Nunca un testamento dio tanto que hablar. Sería interesante pensar qué puede pasar por la cabeza de una persona al leer un erróneo obituario titulado “el mercader de la muerte ha muerto”. Esta desconcertante señal cambió el destino de la humanidad por segunda vez en lo que a un pobre mortal compete. Se habla de Alfred Nobel, químico e inventor de armas sueco. Cabe destacar en su logrado palmarés dos hitos esenciales: la invención de la dinamita entre más de 350 inventos y el histórico Premio Nobel en su honor.

De este modo, se firmó el 27 de noviembre de 1895 una petición bastante singular, fruto de una repentina filantropía. El inventor deseaba que su fortuna se emplease en crear una serie de premios para aquellos que llevasen a cabo «el mayor beneficio a la humanidad» en los campos de la física, la química, la fisiología o medicina, la paz y la literatura. Nobel se refiere a este último arte en su testamento especificando que se destinara “una parte a la persona que haya producido la obra más sobresaliente de tendencia idealista dentro del campo de la Literatura”.

Dicho y hecho. Sería el francés Sully Prudhomme el primer idealista en conseguir dicho galardón tras una sonada polémica de por medio. León Tolstoi era la opción más esperada. Nobles combatientes íntimos, que diría Prudhomme, se han sucedido a lo largo de los años, edición tras edición.
Escritores como Marcel Proust, Joyce o Nabokov fueron desdeñados por la Academia Sueca. Esta animadversión por los chicos malos de las letras le ha costado al certamen lisérgicas críticas a manos de fiscales como Emmanuel Carballo o David Remnick, director de la publicación The New Yorker.
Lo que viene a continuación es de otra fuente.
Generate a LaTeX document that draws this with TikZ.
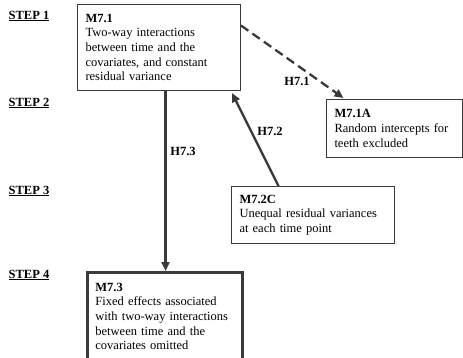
\documentclass[tikz,border=0pt]{standalone}
\usepackage{fontspec}
\setmainfont{Liberation Serif}
\usetikzlibrary{arrows.meta}
\definecolor{linegray}{HTML}{3A3A3A}

\begin{document}
\begin{tikzpicture}[x=1pt, y=-1pt,
    every node/.style={font=\fontsize{12.5}{14.6}\selectfont},
    box/.style={draw=linegray, line width=1pt, anchor=north west, align=left,
                inner xsep=8pt, inner ysep=0pt},
    steplabel/.style={font=\fontsize{12.5}{14.6}\selectfont\bfseries},
    hyp/.style={font=\fontsize{12.5}{14.6}\selectfont\bfseries},
    arr/.style={draw=linegray, line width=2.3pt, -{Triangle[length=9pt,width=8pt]}}]
                    \useasboundingbox (0,0) rectangle (463,357);
                    \node [steplabel] (s1) at (29,16) {\underline{STEP 1}};
                    \node [steplabel] (s2) at (29,103) {\underline{STEP 2}};
                    \node [steplabel] (s3) at (29,191) {\underline{STEP 3}};
                    \node [steplabel] (s4) at (29,275) {\underline{STEP 4}};
                    \node [box, text width=147pt, minimum height=86pt] (m71) at (77,4)
                        {\textbf{M7.1}\\Two-way interactions\\between time and the\\covariates, and constant\\residual variance};
                    \node [box, text width=120pt, minimum height=58pt] (m71a) at (326,99)
                        {\textbf{M7.1A}\\Random intercepts for\\teeth excluded};
                    \node [box, text width=147pt, minimum height=57pt] (m72c) at (231,186)
                        {\textbf{M7.2C}\\Unequal residual variances\\at each time point};
                    \node [box, line width=2.8pt, text width=139pt, minimum height=88pt] (m73) at (86,271)
                        {\textbf{M7.3}\\Fixed effects associated\\with two-way interactions\\between time and the\\covariates omitted};
                    \draw [arr] ([xshift=6.5pt]m71.south) -- ([xshift=6.5pt]m71.south |- m73.north);
                    \draw [arr] ([xshift=-34.5pt]m72c.north) -- ([xshift=-9pt,yshift=-2pt]m71.south east);
                    \draw [arr, dash pattern=on 9pt off 5pt] ([yshift=22pt]m71.east) -- ([xshift=-51pt,yshift=1pt]m71a.north);
                    \node [hyp] (h73) at (183,151) {H7.3};
                    \node [hyp] (h72) at (270,131) {H7.2};
                    \node [hyp] (h71) at (297,81) {H7.1};
                \end{tikzpicture}
\end{document}
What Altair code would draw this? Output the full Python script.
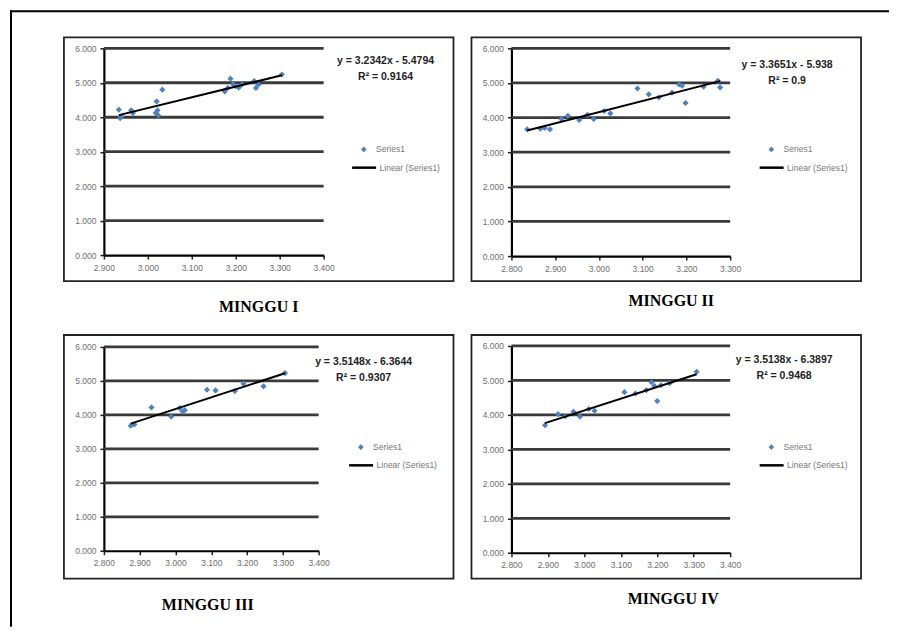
import altair as alt
import pandas as pd

# ---------------- data ----------------
titles = ["MINGGU I", "MINGGU II", "MINGGU III", "MINGGU IV"]
equations = ["y = 3.2342x - 5.4794", "y = 3.3651x - 5.938",
             "y = 3.5148x - 6.3644", "y = 3.5138x - 6.3897"]
r_squared = ["R\u00b2 = 0.9164", "R\u00b2 = 0.9", "R\u00b2 = 0.9307", "R\u00b2 = 0.9468"]
series_name = "Series1"
trend_name = "Linear (Series1)"

y_ticks = [0, 1, 2, 3, 4, 5, 6]
x_ticks_1 = [2.9, 3.0, 3.1, 3.2, 3.3, 3.4]
x_ticks_2 = [2.8, 2.9, 3.0, 3.1, 3.2, 3.3]
x_ticks_3 = [2.8, 2.9, 3.0, 3.1, 3.2, 3.3, 3.4]
x_ticks_4 = [2.8, 2.9, 3.0, 3.1, 3.2, 3.3, 3.4]

m1_x = [2.934, 2.937, 2.940, 2.962, 2.966, 3.018, 3.020, 3.022, 3.024, 3.033, 3.175,
        3.182, 3.188, 3.194, 3.200, 3.207, 3.214, 3.242, 3.246, 3.252, 3.305]
m1_y = [4.22, 3.97, 4.02, 4.20, 4.12, 4.12, 4.46, 4.20, 4.05, 4.80, 4.75,
        4.85, 5.12, 4.96, 4.90, 4.86, 4.95, 5.05, 4.85, 4.95, 5.24]

m2_x = [2.836, 2.866, 2.876, 2.888, 2.914, 2.929, 2.955, 2.974, 2.988, 3.012, 3.026,
        3.088, 3.114, 3.137, 3.167, 3.183, 3.190, 3.198, 3.239, 3.272, 3.277]
m2_y = [3.66, 3.68, 3.70, 3.66, 3.96, 4.05, 3.93, 4.08, 3.96, 4.19, 4.12,
        4.84, 4.67, 4.58, 4.72, 4.96, 4.92, 4.42, 4.89, 5.06, 4.87]

m3_x = [2.875, 2.885, 2.933, 2.988, 3.012, 3.020, 3.026, 3.088, 3.112, 3.166,
        3.190, 3.246, 3.306]
m3_y = [3.68, 3.72, 4.22, 3.95, 4.20, 4.10, 4.14, 4.74, 4.72, 4.70,
        4.92, 4.84, 5.23]

m4_x = [2.892, 2.928, 2.948, 2.970, 2.988, 3.012, 3.028, 3.110, 3.140, 3.170,
        3.184, 3.192, 3.200, 3.210, 3.234, 3.308]
m4_y = [3.70, 4.02, 3.96, 4.09, 3.95, 4.17, 4.12, 4.66, 4.62, 4.72,
        4.95, 4.84, 4.40, 4.86, 4.92, 5.25]

# ---------------- styling / layout ----------------
BOX_W = 390
BOX_H = 244
LABEL_FONT = "Liberation Sans"
POINT_COLOR = "#4F81BD"


def panel(xs, ys, xticks, eq, r2, title, xr, yr, eq_pos, leg_shift,
          title_pos, frame=False):
    df = pd.DataFrame({"x": xs, "y": ys, "s": [series_name] * len(xs)})
    xscale = alt.Scale(domain=[xticks[0], xticks[-1]], range=xr, nice=False, zero=False)
    yscale = alt.Scale(domain=[y_ticks[0], y_ticks[-1]], range=yr, nice=False, zero=False)
    common = dict(title=None, grid=False, domainColor="black", domainWidth=2.2,
                  tickColor="#222", tickSize=4, tickWidth=1.5, labelFontSize=8.5,
                  labelColor="#6e6e6e", labelFont=LABEL_FONT, labelFlush=False,
                  labelOverlap=False, format=".3f")
    xaxis = alt.Axis(values=xticks, offset=-(BOX_H - yr[0]), labelPadding=4, **common)
    yaxis = alt.Axis(values=y_ticks, offset=-xr[0], labelPadding=4, **common)
    X = alt.X("x:Q", scale=xscale, axis=xaxis)
    Y = alt.Y("y:Q", scale=yscale, axis=yaxis)

    grid_df = pd.DataFrame({"y": y_ticks[1:],
                            "x": [xticks[0]] * (len(y_ticks) - 1),
                            "x2": [xticks[-1]] * (len(y_ticks) - 1)})
    grid = alt.Chart(grid_df).mark_rule(color="#3a3a3a", strokeWidth=2.8).encode(
        x=X, x2="x2:Q", y=Y)

    points = alt.Chart(df).mark_point(shape="diamond", filled=True, size=38, opacity=1).encode(
        x=X, y=Y,
        fill=alt.Fill("s:N",
                      scale=alt.Scale(domain=[series_name], range=[POINT_COLOR]),
                      legend=alt.Legend(orient="none", legendX=296 + leg_shift, legendY=108,
                                        title=None, symbolType="diamond", symbolSize=32,
                                        symbolStrokeWidth=0, labelFontSize=8.5,
                                        labelColor="#777", labelFont=LABEL_FONT,
                                        labelOffset=8, padding=0)))

    trend = alt.Chart(df).transform_regression("x", "y").transform_calculate(
        s="'" + trend_name + "'"
    ).mark_line(strokeWidth=2).encode(
        x=X, y=Y,
        stroke=alt.Stroke("s:N",
                          scale=alt.Scale(domain=[trend_name], range=["#000000"]),
                          legend=alt.Legend(orient="none", legendX=287 + leg_shift, legendY=117,
                                            title=None, symbolType="stroke", symbolSize=576,
                                            symbolStrokeWidth=2.5, labelFontSize=8.5,
                                            labelColor="#777", labelFont=LABEL_FONT,
                                            labelOffset=2, padding=0)))

    eq_text = alt.Chart(pd.DataFrame({"t": [eq + "\n" + r2]})).mark_text(
        lineBreak="\n", align="center", baseline="middle", fontSize=10.5,
        fontWeight="bold", font=LABEL_FONT, color="#222", lineHeight=16
    ).encode(text="t:N", x=alt.value(eq_pos[0]), y=alt.value(eq_pos[1]))

    title_text = alt.Chart(pd.DataFrame({"t": [title]})).mark_text(
        align="center", baseline="middle", fontSize=16, fontWeight="bold",
        font="Liberation Serif", color="black"
    ).encode(text="t:N", x=alt.value(title_pos[0]), y=alt.value(title_pos[1]))

    layers = [grid, points, trend, eq_text, title_text]
    if frame:
        one = pd.DataFrame({"k": [0]})
        left = alt.Chart(one).mark_rule(color="black", strokeWidth=2).encode(
            x=alt.value(-53), y=alt.value(-27), y2=alt.value(590))
        top = alt.Chart(one).mark_rule(color="black", strokeWidth=2).encode(
            x=alt.value(-54), x2=alt.value(826), y=alt.value(-26))
        layers += [left, top]

    return alt.layer(*layers).properties(width=BOX_W, height=BOX_H)


p1 = panel(m1_x, m1_y, x_ticks_1, equations[0], r_squared[0], titles[0],
           [40, 260], [218, 11], (322, 24), 0, (195, 270), frame=True)
p2 = panel(m2_x, m2_y, x_ticks_2, equations[1], r_squared[1], titles[1],
           [40, 259], [219, 11], (316, 28), 0, (200, 264))
p3 = panel(m3_x, m3_y, x_ticks_3, equations[2], r_squared[2], titles[2],
           [40, 255], [216, 12], (300, 27), -3, (144, 270))
p4 = panel(m4_x, m4_y, x_ticks_4, equations[3], r_squared[3], titles[3],
           [40, 259], [218, 11], (313, 25), 0, (202, 264))

chart = alt.concat(p1, p2, p3, p4, columns=2, bounds="flush",
                   spacing=alt.RowColnumber(row=54, column=18)).resolve_scale(
    x="independent", y="independent", fill="independent", stroke="independent"
).resolve_legend(fill="independent", stroke="independent").properties(
    padding=0, background="white"
).configure_view(stroke="#222", strokeWidth=1.8, fill="white")

chart.save("out.html", embed_options={"renderer": "svg", "actions": False})
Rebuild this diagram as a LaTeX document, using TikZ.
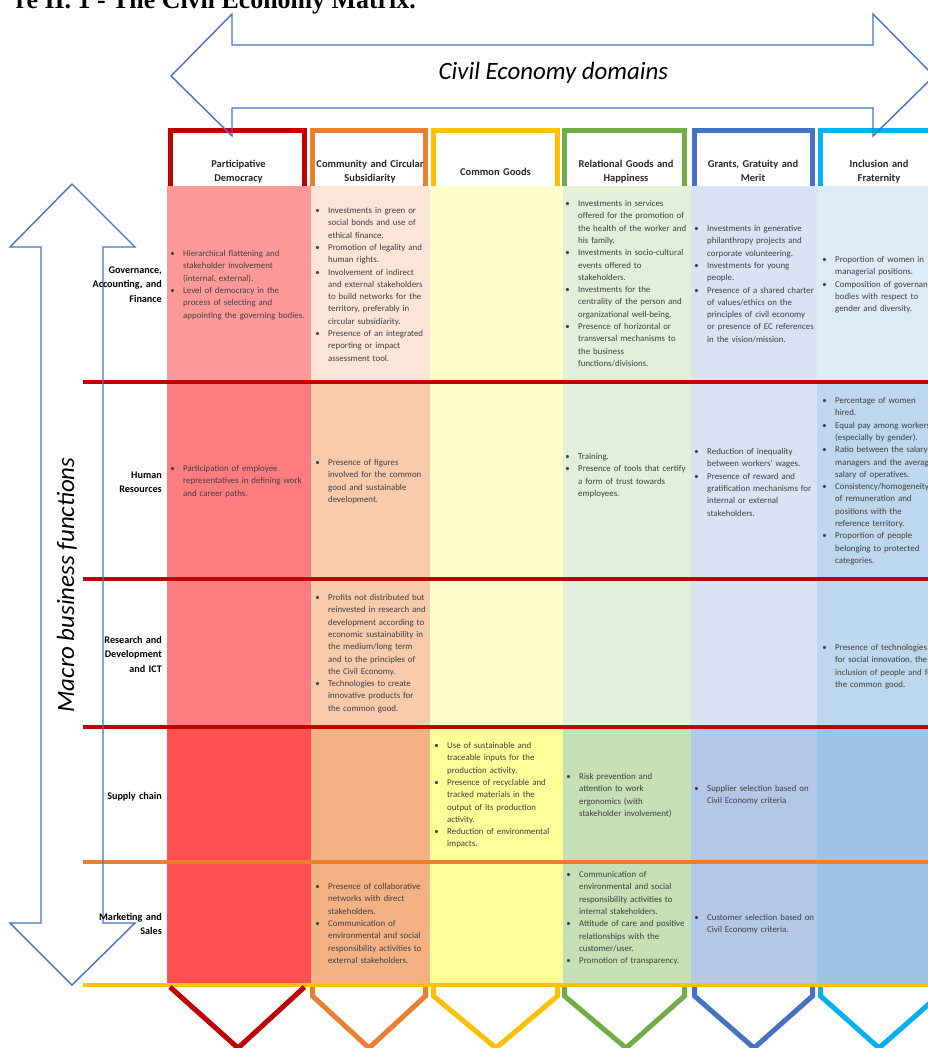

Sería interesante mencionar el nombre de Kjell Espmark junto a su obra “El Premio Nobel de Literatura: cien años con la misión”.
La hipocresía de los Premio Nobel
Respecto a lo que a autores en lengua española compete, merece la pena mencionar algunos reconocimientos interesantes en el transcurso de esta literata epopeya. Nombres como José Echegaray, Jacinto Benavente o el internacionalmente reconocido Juan Ramón Jiménez consiguieron el visto bueno del consensuado cónclave. Sus contemporáneos García Márquez o Camilo José Cela se vieron agraciados también con la medalla de oro de los años 1982 y 1989, respectivamente.

Suman un total de 112 eminencias, entre la que debe destacarse a Svetlana Alexiévich, ganadora de este año. Es toda una aventura el perderse por la vasta lista de campeones y ahondar entre sus nombres e historias.
Es toda una ironía de la historia que a una pequeña academia literaria provinciana le haya tocado en suerte dirimir, durante ya más de un siglo, el premio literario internacional más influyente. Una institución detestada por haberse opuestos a los grandes modernizadores escandinavos. Bajo ese idealismo quiso malinterpretarse, al menos en las primeras décadas del siglo XX, al materialismo filosófico o al sensualismo, entre otras corrientes coetáneas. Que un anarquista enemigo del zar como Tolstoi hubiese ganado el primer premio Nobel no hubiera sentado bien. Sólo queda contemplar año tras año a los galardonados. Y si no agrada la decisión, queda ponerse en lo peor: podría haberlo ganado Bob Dylan.